## Aim of the exercise
Copy out each line exactly; pictures stay out of the copy.

************

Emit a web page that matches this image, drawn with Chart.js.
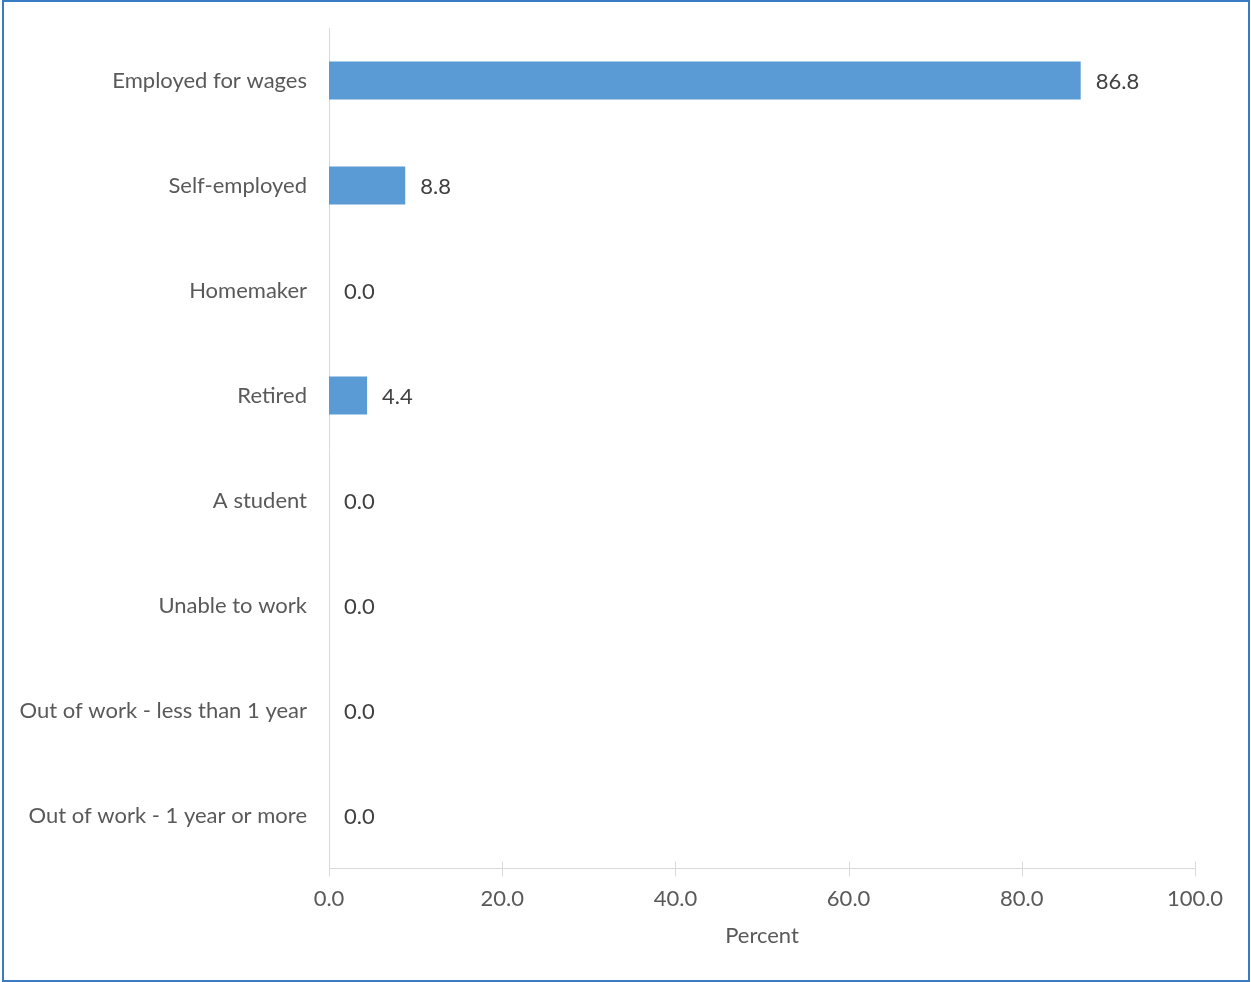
<!DOCTYPE html>
<html>
<head>
<meta charset="utf-8">
<script src="https://cdn.jsdelivr.net/npm/chart.js@4/dist/chart.umd.min.js"></script>
<style>
    html, body { margin: 0; padding: 0; background: #fff; }
    #wrap { position: relative; width: 1251px; height: 982px; }
    #frame { position: absolute; left: 2px; top: 0; width: 1248px; height: 982px; border: 2px solid #3a7cc3; box-sizing: border-box; pointer-events: none; }
    canvas { position: absolute; left: 0; top: 0; }
</style>
</head>
<body>
<div id="wrap">
    <canvas id="chart" width="1251" height="982"></canvas>
    <div id="frame"></div>
</div>
<script>
const categories = ['Employed for wages', 'Self-employed', 'Homemaker', 'Retired', 'A student',
                    'Unable to work', 'Out of work - less than 1 year', 'Out of work - 1 year or more'];
const percents = [86.8, 8.8, 0.0, 4.4, 0.0, 0.0, 0.0, 0.0];
const xTicks = [0, 20, 40, 60, 80, 100];

const fontFamily = 'Lato, "Open Sans", sans-serif';
const fontSize = 22;
const gridColor = '#d9d9d9';

// value labels at the end of each bar
const barLabels = {
    id: 'barLabels',
    afterDatasetsDraw(chart) {
        const ctx = chart.ctx;
        const meta = chart.getDatasetMeta(0);
        ctx.save();
        ctx.font = `${fontSize}px ${fontFamily}`;
        ctx.fillStyle = '#404040';
        ctx.textAlign = 'left';
        ctx.textBaseline = 'middle';
        meta.data.forEach((bar, i) => {
            ctx.fillText(percents[i].toFixed(1), bar.x + 15, bar.y + 1);
        });
        ctx.restore();
    }
};

// small tick marks crossing the x axis
const crossTicks = {
    id: 'crossTicks',
    afterDraw(chart) {
        const ctx = chart.ctx;
        const x = chart.scales.x;
        const yAxis = Math.round(chart.chartArea.bottom) + 0.5;
        ctx.save();
        ctx.strokeStyle = gridColor;
        ctx.lineWidth = 1;
        ctx.beginPath();
        x.ticks.forEach(t => {
            const px = Math.round(x.getPixelForValue(t.value)) + 0.5;
            ctx.moveTo(px, yAxis - 7);
            ctx.lineTo(px, yAxis + 8);
        });
        ctx.moveTo(chart.chartArea.left, yAxis);
        ctx.lineTo(chart.chartArea.right, yAxis);
        ctx.stroke();
        ctx.restore();
    }
};

new Chart(document.getElementById('chart'), {
    type: 'bar',
    data: {
        labels: categories,
        datasets: [{data: percents, backgroundColor: '#5b9bd5', categoryPercentage: 1, barPercentage: 0.36}]
    },
    options: {
        indexAxis: 'y',
        responsive: false,
        animation: false,
        layout: {padding: {left: 0, right: 56, top: 28, bottom: 33}},
        plugins: {legend: {display: false}, tooltip: {enabled: false}},
        scales: {
            x: {
                min: 0,
                max: 100,
                afterBuildTicks: scale => { scale.ticks = xTicks.map(v => ({value: v})); },
                grid: {display: false, drawTicks: false},
                border: {display: false},
                ticks: {
                    color: '#595959',
                    font: {family: fontFamily, size: fontSize},
                    padding: 18,
                    callback: v => v.toFixed(1)
                },
                title: {display: true, text: 'Percent', color: '#595959',
                        font: {family: fontFamily, size: fontSize}, padding: {top: 10, bottom: 0}},
                afterFit: scale => {
                    scale.height = 81;
                    scale.paddingLeft = 0;
                    scale.paddingRight = 0;
                }
            },
            y: {
                grid: {display: false, drawTicks: false},
                border: {display: true, color: gridColor, width: 1},
                ticks: {color: '#595959', font: {family: fontFamily, size: fontSize}, padding: 22},
                afterFit: scale => {
                    scale.width = 329;
                    scale.paddingTop = 0;
                    scale.paddingBottom = 0;
                }
            }
        }
    },
    plugins: [barLabels, crossTicks]
});
</script>
</body>
</html>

************

## Solved exercise
Emit a web page that matches this image, drawn with Chart.js.
<!DOCTYPE html>
<html>
<head>
<meta charset="utf-8">
<script src="https://cdn.jsdelivr.net/npm/chart.js@4/dist/chart.umd.min.js"></script>
<style>
    html, body { margin: 0; padding: 0; background: #fff; }
    #wrap { position: relative; width: 1251px; height: 982px; }
    #frame { position: absolute; left: 2px; top: 0; width: 1248px; height: 982px; border: 2px solid #3a7cc3; box-sizing: border-box; pointer-events: none; }
    canvas { position: absolute; left: 0; top: 0; }
</style>
</head>
<body>
<div id="wrap">
    <canvas id="chart" width="1251" height="982"></canvas>
    <div id="frame"></div>
</div>
<script>
const categories = ['Employed for wages', 'Self-employed', 'Homemaker', 'Retired', 'A student',
                    'Unable to work', 'Out of work - less than 1 year', 'Out of work - 1 year or more'];
const percents = [86.8, 8.8, 0.0, 4.4, 0.0, 0.0, 0.0, 0.0];
const xTicks = [0, 20, 40, 60, 80, 100];

const fontFamily = 'Lato, "Open Sans", sans-serif';
const fontSize = 22;
const gridColor = '#d9d9d9';

// value labels at the end of each bar
const barLabels = {
    id: 'barLabels',
    afterDatasetsDraw(chart) {
        const ctx = chart.ctx;
        const meta = chart.getDatasetMeta(0);
        ctx.save();
        ctx.font = `${fontSize}px ${fontFamily}`;
        ctx.fillStyle = '#404040';
        ctx.textAlign = 'left';
        ctx.textBaseline = 'middle';
        meta.data.forEach((bar, i) => {
            ctx.fillText(percents[i].toFixed(1), bar.x + 15, bar.y + 1);
        });
        ctx.restore();
    }
};

// small tick marks crossing the x axis
const crossTicks = {
    id: 'crossTicks',
    afterDraw(chart) {
        const ctx = chart.ctx;
        const x = chart.scales.x;
        const yAxis = Math.round(chart.chartArea.bottom) + 0.5;
        ctx.save();
        ctx.strokeStyle = gridColor;
        ctx.lineWidth = 1;
        ctx.beginPath();
        x.ticks.forEach(t => {
            const px = Math.round(x.getPixelForValue(t.value)) + 0.5;
            ctx.moveTo(px, yAxis - 7);
            ctx.lineTo(px, yAxis + 8);
        });
        ctx.moveTo(chart.chartArea.left, yAxis);
        ctx.lineTo(chart.chartArea.right, yAxis);
        ctx.stroke();
        ctx.restore();
    }
};

new Chart(document.getElementById('chart'), {
    type: 'bar',
    data: {
        labels: categories,
        datasets: [{data: percents, backgroundColor: '#5b9bd5', categoryPercentage: 1, barPercentage: 0.36}]
    },
    options: {
        indexAxis: 'y',
        responsive: false,
        animation: false,
        layout: {padding: {left: 0, right: 56, top: 28, bottom: 33}},
        plugins: {legend: {display: false}, tooltip: {enabled: false}},
        scales: {
            x: {
                min: 0,
                max: 100,
                afterBuildTicks: scale => { scale.ticks = xTicks.map(v => ({value: v})); },
                grid: {display: false, drawTicks: false},
                border: {display: false},
                ticks: {
                    color: '#595959',
                    font: {family: fontFamily, size: fontSize},
                    padding: 18,
                    callback: v => v.toFixed(1)
                },
                title: {display: true, text: 'Percent', color: '#595959',
                        font: {family: fontFamily, size: fontSize}, padding: {top: 10, bottom: 0}},
                afterFit: scale => {
                    scale.height = 81;
                    scale.paddingLeft = 0;
                    scale.paddingRight = 0;
                }
            },
            y: {
                grid: {display: false, drawTicks: false},
                border: {display: true, color: gridColor, width: 1},
                ticks: {color: '#595959', font: {family: fontFamily, size: fontSize}, padding: 22},
                afterFit: scale => {
                    scale.width = 329;
                    scale.paddingTop = 0;
                    scale.paddingBottom = 0;
                }
            }
        }
    },
    plugins: [barLabels, crossTicks]
});
</script>
</body>
</html>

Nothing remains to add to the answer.